**Exercise objective:**
Write out the listing below without alteration, omitting its pictures.

**Items:**
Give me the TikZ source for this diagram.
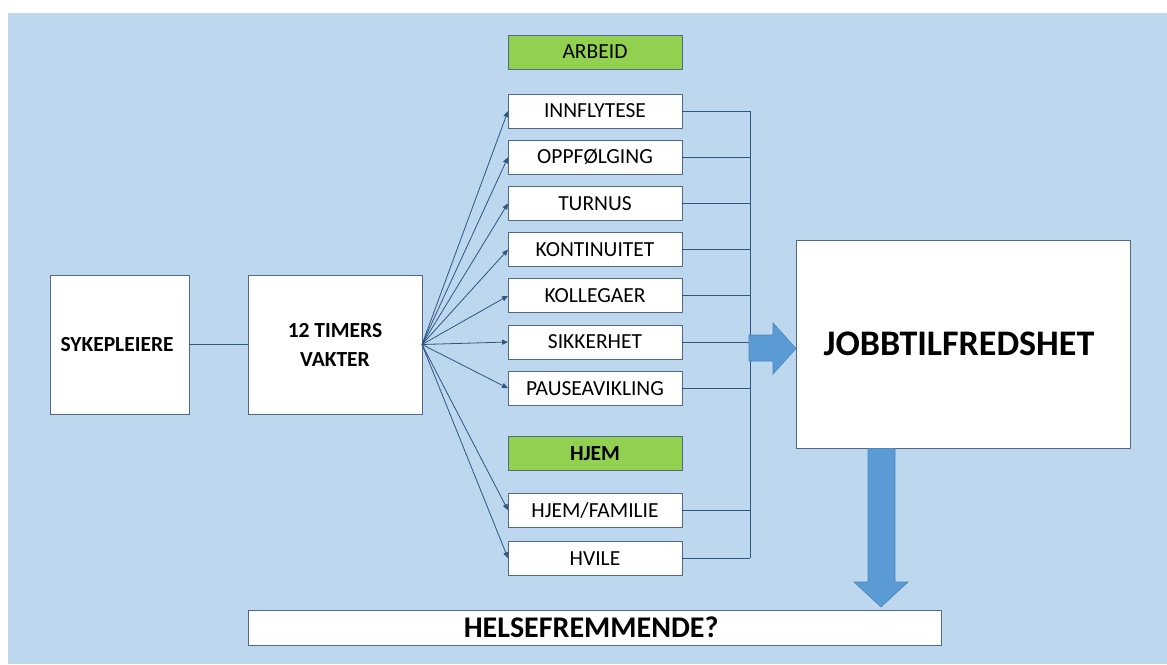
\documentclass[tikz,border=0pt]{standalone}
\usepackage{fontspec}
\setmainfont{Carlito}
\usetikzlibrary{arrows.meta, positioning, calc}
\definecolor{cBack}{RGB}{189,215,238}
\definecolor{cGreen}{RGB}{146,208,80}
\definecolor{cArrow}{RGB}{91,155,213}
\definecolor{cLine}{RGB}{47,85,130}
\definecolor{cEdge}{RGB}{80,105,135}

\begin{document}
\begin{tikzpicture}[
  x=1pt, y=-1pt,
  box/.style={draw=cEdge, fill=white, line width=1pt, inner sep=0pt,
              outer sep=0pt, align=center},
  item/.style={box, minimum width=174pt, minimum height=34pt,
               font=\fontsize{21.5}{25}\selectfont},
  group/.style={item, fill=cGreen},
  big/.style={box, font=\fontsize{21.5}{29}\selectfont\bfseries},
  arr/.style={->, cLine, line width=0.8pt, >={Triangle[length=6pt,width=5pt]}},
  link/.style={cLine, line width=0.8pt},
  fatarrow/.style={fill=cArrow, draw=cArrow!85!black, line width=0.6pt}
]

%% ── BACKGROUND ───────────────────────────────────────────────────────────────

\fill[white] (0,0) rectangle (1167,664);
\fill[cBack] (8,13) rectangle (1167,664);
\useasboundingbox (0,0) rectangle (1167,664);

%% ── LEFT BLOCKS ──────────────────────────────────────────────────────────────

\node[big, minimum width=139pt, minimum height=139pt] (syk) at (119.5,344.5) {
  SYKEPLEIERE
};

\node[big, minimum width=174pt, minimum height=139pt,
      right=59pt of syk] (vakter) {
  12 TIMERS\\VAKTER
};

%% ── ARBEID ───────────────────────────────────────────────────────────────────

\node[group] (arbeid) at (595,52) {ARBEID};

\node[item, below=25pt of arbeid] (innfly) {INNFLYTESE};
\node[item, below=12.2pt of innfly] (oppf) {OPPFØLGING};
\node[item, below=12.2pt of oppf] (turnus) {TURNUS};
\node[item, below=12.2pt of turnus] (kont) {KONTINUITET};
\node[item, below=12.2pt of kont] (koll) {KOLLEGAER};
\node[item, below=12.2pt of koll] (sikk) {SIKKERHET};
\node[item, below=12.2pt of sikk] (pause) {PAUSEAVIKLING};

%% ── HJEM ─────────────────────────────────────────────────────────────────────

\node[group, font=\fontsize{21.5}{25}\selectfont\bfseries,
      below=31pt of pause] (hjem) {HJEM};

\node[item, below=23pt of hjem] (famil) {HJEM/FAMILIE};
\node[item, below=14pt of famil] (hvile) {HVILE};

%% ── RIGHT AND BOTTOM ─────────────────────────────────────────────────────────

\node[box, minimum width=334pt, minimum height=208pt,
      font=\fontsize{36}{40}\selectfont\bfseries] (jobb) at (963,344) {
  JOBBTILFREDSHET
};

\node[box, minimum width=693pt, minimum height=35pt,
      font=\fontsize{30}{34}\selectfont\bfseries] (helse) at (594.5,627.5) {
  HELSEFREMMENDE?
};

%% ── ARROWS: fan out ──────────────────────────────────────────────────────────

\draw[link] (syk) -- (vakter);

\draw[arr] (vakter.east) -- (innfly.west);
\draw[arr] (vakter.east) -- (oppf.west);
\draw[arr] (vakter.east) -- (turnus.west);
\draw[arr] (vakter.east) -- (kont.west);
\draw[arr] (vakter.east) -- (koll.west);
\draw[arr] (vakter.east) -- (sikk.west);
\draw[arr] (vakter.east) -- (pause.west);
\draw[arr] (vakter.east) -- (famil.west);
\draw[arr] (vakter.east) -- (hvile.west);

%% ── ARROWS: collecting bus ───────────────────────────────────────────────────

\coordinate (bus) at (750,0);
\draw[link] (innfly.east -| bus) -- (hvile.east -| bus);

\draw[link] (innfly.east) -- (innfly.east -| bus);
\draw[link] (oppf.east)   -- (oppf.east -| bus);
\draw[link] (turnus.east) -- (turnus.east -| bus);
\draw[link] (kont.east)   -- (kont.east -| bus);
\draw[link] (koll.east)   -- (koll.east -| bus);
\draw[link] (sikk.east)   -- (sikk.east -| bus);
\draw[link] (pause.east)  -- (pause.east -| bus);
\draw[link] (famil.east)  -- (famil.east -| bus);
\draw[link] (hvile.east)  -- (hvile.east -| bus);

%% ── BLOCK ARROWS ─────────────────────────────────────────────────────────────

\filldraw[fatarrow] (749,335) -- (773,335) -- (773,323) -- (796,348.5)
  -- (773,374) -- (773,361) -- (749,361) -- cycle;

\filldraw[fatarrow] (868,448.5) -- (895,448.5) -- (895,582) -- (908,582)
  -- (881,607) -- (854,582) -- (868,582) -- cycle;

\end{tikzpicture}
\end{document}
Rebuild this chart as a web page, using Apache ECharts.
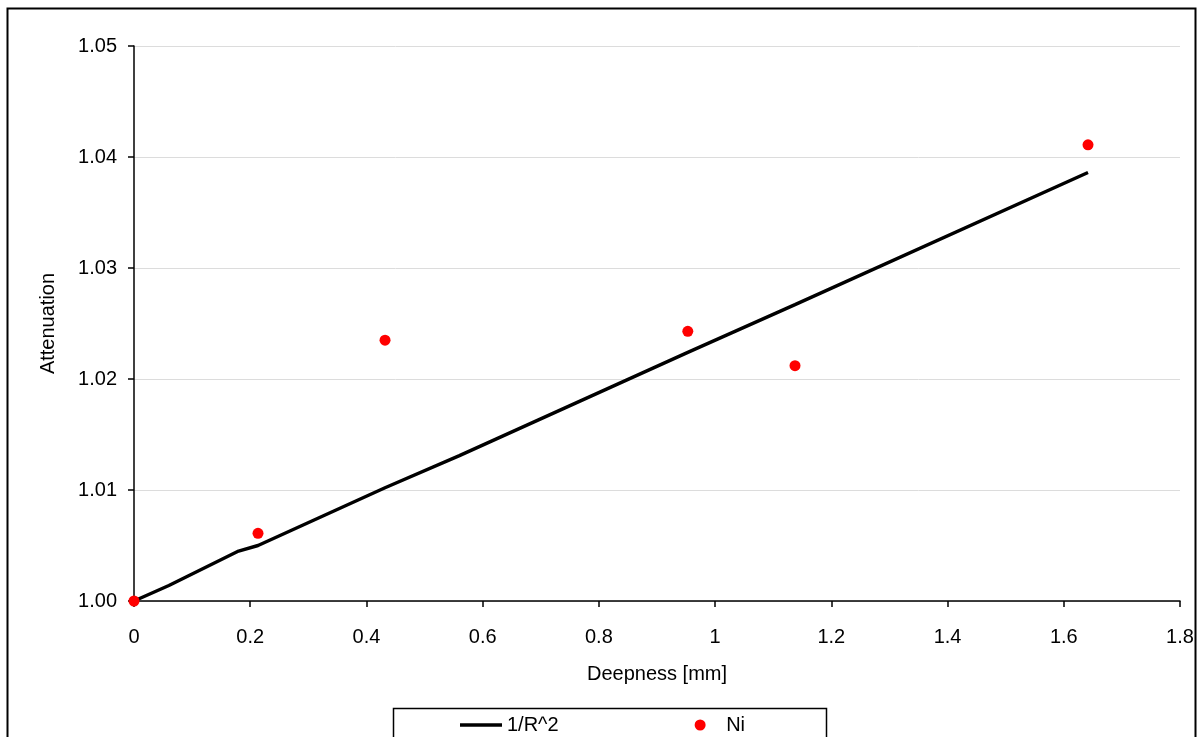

**Output of the exercise:**
Give me the TikZ source for this diagram.
\documentclass[tikz,border=0pt]{standalone}
\usepackage{fontspec}
\setmainfont{Carlito}
\usetikzlibrary{arrows.meta, positioning, calc}
\definecolor{cBack}{RGB}{189,215,238}
\definecolor{cGreen}{RGB}{146,208,80}
\definecolor{cArrow}{RGB}{91,155,213}
\definecolor{cLine}{RGB}{47,85,130}
\definecolor{cEdge}{RGB}{80,105,135}

\begin{document}
\begin{tikzpicture}[
  x=1pt, y=-1pt,
  box/.style={draw=cEdge, fill=white, line width=1pt, inner sep=0pt,
              outer sep=0pt, align=center},
  item/.style={box, minimum width=174pt, minimum height=34pt,
               font=\fontsize{21.5}{25}\selectfont},
  group/.style={item, fill=cGreen},
  big/.style={box, font=\fontsize{21.5}{29}\selectfont\bfseries},
  arr/.style={->, cLine, line width=0.8pt, >={Triangle[length=6pt,width=5pt]}},
  link/.style={cLine, line width=0.8pt},
  fatarrow/.style={fill=cArrow, draw=cArrow!85!black, line width=0.6pt}
]

%% ── BACKGROUND ───────────────────────────────────────────────────────────────

\fill[white] (0,0) rectangle (1167,664);
\fill[cBack] (8,13) rectangle (1167,664);
\useasboundingbox (0,0) rectangle (1167,664);

%% ── LEFT BLOCKS ──────────────────────────────────────────────────────────────

\node[big, minimum width=139pt, minimum height=139pt] (syk) at (119.5,344.5) {
  SYKEPLEIERE
};

\node[big, minimum width=174pt, minimum height=139pt,
      right=59pt of syk] (vakter) {
  12 TIMERS\\VAKTER
};

%% ── ARBEID ───────────────────────────────────────────────────────────────────

\node[group] (arbeid) at (595,52) {ARBEID};

\node[item, below=25pt of arbeid] (innfly) {INNFLYTESE};
\node[item, below=12.2pt of innfly] (oppf) {OPPFØLGING};
\node[item, below=12.2pt of oppf] (turnus) {TURNUS};
\node[item, below=12.2pt of turnus] (kont) {KONTINUITET};
\node[item, below=12.2pt of kont] (koll) {KOLLEGAER};
\node[item, below=12.2pt of koll] (sikk) {SIKKERHET};
\node[item, below=12.2pt of sikk] (pause) {PAUSEAVIKLING};

%% ── HJEM ─────────────────────────────────────────────────────────────────────

\node[group, font=\fontsize{21.5}{25}\selectfont\bfseries,
      below=31pt of pause] (hjem) {HJEM};

\node[item, below=23pt of hjem] (famil) {HJEM/FAMILIE};
\node[item, below=14pt of famil] (hvile) {HVILE};

%% ── RIGHT AND BOTTOM ─────────────────────────────────────────────────────────

\node[box, minimum width=334pt, minimum height=208pt,
      font=\fontsize{36}{40}\selectfont\bfseries] (jobb) at (963,344) {
  JOBBTILFREDSHET
};

\node[box, minimum width=693pt, minimum height=35pt,
      font=\fontsize{30}{34}\selectfont\bfseries] (helse) at (594.5,627.5) {
  HELSEFREMMENDE?
};

%% ── ARROWS: fan out ──────────────────────────────────────────────────────────

\draw[link] (syk) -- (vakter);

\draw[arr] (vakter.east) -- (innfly.west);
\draw[arr] (vakter.east) -- (oppf.west);
\draw[arr] (vakter.east) -- (turnus.west);
\draw[arr] (vakter.east) -- (kont.west);
\draw[arr] (vakter.east) -- (koll.west);
\draw[arr] (vakter.east) -- (sikk.west);
\draw[arr] (vakter.east) -- (pause.west);
\draw[arr] (vakter.east) -- (famil.west);
\draw[arr] (vakter.east) -- (hvile.west);

%% ── ARROWS: collecting bus ───────────────────────────────────────────────────

\coordinate (bus) at (750,0);
\draw[link] (innfly.east -| bus) -- (hvile.east -| bus);

\draw[link] (innfly.east) -- (innfly.east -| bus);
\draw[link] (oppf.east)   -- (oppf.east -| bus);
\draw[link] (turnus.east) -- (turnus.east -| bus);
\draw[link] (kont.east)   -- (kont.east -| bus);
\draw[link] (koll.east)   -- (koll.east -| bus);
\draw[link] (sikk.east)   -- (sikk.east -| bus);
\draw[link] (pause.east)  -- (pause.east -| bus);
\draw[link] (famil.east)  -- (famil.east -| bus);
\draw[link] (hvile.east)  -- (hvile.east -| bus);

%% ── BLOCK ARROWS ─────────────────────────────────────────────────────────────

\filldraw[fatarrow] (749,335) -- (773,335) -- (773,323) -- (796,348.5)
  -- (773,374) -- (773,361) -- (749,361) -- cycle;

\filldraw[fatarrow] (868,448.5) -- (895,448.5) -- (895,582) -- (908,582)
  -- (881,607) -- (854,582) -- (868,582) -- cycle;

\end{tikzpicture}
\end{document}
Rebuild this chart as a web page, using Apache ECharts.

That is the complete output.